» **Provided data**

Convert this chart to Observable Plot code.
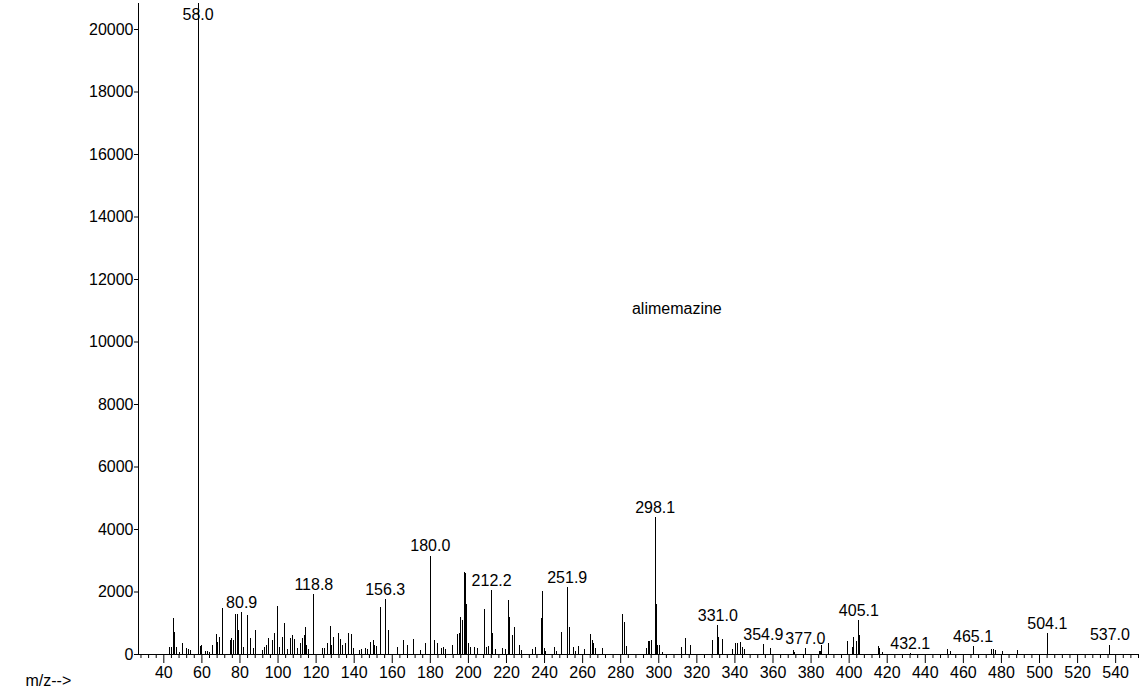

==

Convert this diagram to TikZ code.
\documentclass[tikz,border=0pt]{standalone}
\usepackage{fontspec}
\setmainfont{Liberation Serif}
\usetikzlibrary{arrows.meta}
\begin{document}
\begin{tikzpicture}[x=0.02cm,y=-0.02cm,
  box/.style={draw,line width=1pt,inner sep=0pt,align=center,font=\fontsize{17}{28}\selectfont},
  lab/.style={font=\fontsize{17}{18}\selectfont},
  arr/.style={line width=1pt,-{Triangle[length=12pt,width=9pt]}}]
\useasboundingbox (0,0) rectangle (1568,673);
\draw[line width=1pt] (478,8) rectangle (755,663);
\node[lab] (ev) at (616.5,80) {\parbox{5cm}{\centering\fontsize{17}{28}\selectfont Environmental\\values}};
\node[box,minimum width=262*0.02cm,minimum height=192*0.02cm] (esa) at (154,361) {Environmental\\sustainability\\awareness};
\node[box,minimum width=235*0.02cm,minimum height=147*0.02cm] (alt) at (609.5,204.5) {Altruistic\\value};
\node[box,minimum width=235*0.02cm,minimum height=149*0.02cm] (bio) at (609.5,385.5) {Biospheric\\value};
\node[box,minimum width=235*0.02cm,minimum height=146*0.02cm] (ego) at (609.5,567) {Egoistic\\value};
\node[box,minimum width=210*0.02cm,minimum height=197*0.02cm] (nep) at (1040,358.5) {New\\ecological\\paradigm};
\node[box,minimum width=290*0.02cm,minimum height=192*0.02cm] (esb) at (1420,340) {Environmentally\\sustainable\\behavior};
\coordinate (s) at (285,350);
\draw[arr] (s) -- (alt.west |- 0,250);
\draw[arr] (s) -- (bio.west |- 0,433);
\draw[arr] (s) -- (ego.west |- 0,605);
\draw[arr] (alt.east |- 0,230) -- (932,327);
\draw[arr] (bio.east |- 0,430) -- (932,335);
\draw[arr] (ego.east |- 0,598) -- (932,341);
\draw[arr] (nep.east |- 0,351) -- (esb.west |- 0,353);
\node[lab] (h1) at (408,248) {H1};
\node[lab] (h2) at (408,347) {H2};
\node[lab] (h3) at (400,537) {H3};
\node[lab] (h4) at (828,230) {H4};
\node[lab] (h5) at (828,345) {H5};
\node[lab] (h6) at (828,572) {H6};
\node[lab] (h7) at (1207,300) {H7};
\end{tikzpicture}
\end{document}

--

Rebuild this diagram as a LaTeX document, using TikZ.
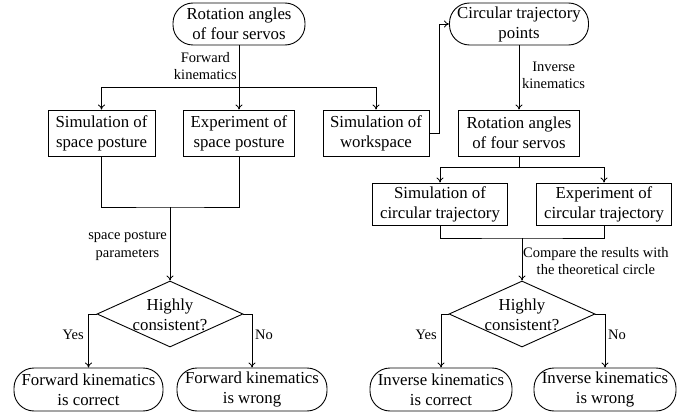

» **Prompt**
Scan the data above; copy every line where "Convert" appears.

» **Solution to this problem**
Convert this chart to Observable Plot code.
Convert this diagram to TikZ code.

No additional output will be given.